ERP's not Everyone's Remedial Panacea
Several important issues:
1. ERP amplifies management practices. Good and bad. Managers that can properly use the flood of information that a properly-running ERP system sucks up, will be able to improve the way that the company functions with the help of the information. The ERP system reduces the guess-work and the hard slog to bring the information together. ERP is a tool.
1a. Sort out the business first. Make sure that managers understand what they are doing and have a clear idea of management objectives.
2. Changing a business to suit the software is usually a good way to destroy a business. And it reduces the possibility of being competitive through smarter business practices.

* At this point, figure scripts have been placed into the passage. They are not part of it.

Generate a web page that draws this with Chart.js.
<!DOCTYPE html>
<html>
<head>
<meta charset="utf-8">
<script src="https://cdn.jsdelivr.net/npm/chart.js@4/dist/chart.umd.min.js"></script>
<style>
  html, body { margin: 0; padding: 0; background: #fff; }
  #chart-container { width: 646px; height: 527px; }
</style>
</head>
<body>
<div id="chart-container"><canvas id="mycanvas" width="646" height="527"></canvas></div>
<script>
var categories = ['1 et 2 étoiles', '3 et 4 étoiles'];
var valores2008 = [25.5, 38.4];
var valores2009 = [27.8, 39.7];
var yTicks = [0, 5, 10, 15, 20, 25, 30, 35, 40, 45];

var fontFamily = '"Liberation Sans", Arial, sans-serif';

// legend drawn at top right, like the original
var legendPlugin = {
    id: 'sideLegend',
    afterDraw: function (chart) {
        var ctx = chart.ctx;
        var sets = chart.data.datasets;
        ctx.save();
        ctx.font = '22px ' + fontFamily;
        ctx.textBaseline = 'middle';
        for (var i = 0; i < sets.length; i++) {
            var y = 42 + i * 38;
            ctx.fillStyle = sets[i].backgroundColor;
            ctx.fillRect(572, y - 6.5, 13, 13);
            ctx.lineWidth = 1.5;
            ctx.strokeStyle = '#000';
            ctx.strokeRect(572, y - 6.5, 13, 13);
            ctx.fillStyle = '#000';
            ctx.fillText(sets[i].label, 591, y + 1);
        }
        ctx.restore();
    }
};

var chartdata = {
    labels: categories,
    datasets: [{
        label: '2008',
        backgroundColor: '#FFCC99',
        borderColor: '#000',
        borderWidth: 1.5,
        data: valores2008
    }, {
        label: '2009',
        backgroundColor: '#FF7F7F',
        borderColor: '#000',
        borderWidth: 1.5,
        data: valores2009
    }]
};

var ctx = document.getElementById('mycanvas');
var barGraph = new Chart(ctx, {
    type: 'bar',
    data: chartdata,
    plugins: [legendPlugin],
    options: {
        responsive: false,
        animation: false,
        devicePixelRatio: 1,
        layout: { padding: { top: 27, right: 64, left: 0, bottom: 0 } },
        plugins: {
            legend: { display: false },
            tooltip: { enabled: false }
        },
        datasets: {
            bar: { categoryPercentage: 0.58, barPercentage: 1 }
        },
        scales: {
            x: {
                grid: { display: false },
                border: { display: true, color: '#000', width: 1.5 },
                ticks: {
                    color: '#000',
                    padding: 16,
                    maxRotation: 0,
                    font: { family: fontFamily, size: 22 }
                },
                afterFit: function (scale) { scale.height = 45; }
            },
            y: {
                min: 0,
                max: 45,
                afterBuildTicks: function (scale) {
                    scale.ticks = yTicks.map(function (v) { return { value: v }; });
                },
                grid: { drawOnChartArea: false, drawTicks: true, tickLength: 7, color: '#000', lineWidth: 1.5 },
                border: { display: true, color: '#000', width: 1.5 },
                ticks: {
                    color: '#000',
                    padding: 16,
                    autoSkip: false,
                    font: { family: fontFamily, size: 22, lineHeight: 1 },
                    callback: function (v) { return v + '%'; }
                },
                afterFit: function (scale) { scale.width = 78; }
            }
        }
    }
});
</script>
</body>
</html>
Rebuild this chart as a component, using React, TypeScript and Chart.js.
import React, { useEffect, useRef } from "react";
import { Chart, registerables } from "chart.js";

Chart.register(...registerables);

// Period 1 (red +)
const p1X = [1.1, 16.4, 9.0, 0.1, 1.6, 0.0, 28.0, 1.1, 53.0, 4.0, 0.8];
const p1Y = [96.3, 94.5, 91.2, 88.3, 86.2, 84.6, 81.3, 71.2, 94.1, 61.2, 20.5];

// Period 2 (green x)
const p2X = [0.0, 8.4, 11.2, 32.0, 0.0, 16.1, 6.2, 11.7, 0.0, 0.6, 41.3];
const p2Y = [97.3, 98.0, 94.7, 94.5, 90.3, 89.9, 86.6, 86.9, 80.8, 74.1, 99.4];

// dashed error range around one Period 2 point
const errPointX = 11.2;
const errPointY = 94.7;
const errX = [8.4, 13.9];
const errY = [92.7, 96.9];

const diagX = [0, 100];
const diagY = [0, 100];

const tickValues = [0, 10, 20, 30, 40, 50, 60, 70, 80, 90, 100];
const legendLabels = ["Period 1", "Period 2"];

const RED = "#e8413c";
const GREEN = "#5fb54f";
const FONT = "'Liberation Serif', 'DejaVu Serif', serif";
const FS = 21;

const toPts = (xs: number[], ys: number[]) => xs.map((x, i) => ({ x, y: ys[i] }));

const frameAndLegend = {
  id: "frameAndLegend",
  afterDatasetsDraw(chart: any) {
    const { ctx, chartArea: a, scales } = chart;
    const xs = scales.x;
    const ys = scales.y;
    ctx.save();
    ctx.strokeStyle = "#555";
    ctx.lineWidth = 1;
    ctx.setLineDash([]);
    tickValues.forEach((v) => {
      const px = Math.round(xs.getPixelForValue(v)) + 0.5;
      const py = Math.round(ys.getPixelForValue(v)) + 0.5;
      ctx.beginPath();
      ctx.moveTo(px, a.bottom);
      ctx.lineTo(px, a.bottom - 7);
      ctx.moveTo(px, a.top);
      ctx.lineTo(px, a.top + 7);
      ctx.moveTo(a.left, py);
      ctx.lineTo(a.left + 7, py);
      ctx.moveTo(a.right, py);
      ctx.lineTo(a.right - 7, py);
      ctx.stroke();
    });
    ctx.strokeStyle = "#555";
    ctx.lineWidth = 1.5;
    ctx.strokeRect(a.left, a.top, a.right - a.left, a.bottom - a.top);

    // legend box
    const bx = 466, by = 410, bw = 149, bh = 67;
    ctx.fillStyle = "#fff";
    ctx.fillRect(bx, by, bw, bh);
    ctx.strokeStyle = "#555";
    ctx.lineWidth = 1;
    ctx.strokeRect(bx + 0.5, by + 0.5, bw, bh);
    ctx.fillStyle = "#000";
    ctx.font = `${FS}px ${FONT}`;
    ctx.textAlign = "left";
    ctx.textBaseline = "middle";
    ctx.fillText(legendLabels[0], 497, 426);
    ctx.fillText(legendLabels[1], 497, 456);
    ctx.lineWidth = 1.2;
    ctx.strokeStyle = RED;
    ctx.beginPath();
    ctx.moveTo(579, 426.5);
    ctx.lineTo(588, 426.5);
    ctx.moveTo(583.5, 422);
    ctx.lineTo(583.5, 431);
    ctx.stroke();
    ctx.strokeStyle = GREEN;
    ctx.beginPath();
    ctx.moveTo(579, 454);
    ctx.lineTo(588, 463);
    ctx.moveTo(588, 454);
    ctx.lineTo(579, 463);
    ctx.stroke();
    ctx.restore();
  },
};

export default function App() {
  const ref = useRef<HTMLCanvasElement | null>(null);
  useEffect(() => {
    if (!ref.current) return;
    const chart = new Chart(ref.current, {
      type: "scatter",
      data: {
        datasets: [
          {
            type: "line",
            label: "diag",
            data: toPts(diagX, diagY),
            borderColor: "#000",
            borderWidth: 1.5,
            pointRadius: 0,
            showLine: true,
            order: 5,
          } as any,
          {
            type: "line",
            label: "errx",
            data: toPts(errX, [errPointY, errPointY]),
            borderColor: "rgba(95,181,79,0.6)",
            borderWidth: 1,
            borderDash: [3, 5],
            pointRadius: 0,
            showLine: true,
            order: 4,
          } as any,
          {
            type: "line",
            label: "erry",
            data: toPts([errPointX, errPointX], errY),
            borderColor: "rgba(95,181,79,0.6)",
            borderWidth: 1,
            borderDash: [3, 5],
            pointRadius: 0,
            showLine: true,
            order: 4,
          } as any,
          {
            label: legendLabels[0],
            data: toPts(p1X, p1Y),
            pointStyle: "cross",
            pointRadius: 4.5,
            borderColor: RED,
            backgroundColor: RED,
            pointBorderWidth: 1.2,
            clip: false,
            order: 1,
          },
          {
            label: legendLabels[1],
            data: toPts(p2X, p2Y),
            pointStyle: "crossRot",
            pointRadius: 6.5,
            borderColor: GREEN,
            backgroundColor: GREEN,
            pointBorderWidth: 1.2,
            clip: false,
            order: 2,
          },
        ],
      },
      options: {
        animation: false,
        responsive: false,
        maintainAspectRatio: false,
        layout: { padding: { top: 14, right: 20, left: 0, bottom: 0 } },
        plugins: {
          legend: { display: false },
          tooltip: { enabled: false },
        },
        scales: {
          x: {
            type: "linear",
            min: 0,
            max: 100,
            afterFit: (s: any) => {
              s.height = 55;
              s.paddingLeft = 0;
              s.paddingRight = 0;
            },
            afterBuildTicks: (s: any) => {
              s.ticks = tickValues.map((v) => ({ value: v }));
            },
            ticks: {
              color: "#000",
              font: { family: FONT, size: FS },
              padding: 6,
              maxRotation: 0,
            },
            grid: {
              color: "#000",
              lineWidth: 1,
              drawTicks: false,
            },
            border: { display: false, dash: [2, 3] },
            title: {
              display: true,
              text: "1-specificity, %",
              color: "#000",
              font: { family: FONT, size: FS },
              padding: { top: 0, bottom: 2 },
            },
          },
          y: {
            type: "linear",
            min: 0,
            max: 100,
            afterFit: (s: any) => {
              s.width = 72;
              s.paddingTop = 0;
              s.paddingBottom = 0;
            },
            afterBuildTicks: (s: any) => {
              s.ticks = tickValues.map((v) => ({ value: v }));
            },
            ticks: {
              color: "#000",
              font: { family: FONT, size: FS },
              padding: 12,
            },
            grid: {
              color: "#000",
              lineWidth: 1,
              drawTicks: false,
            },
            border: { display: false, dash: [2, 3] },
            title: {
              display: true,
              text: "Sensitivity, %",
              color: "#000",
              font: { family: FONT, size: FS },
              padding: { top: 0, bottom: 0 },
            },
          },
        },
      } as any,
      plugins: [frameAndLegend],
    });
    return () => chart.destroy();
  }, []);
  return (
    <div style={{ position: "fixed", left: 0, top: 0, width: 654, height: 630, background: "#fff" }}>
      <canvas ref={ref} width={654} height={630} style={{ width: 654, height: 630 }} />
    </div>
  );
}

3. Failing to plan is planning to fail. An implementation plan must outline all goals, ascertain the necessary resources for implementation and schedule them according to reasonable availability. Reasonable availability doesn't mean 196 hours a week for project staff members in the final weeks. If project staff members are spending more than 36 hours a week on the project, then they are very likely losing perspective.
4. Plans must provide for contingencies and effective paths of communications so that show-stopping problems are addressed quickly. The risk assessment associated with various options at different project stages must allow for cancelling the project when unforeseen problems become too costly to solve.
5. Abandon the project if a deadline is set before the comprehensive plan has been made. Going ahead with the project will not fill requirements, blow out costs and miss the deadline.
These points are all bleeding obvious and as a consequence, ignored.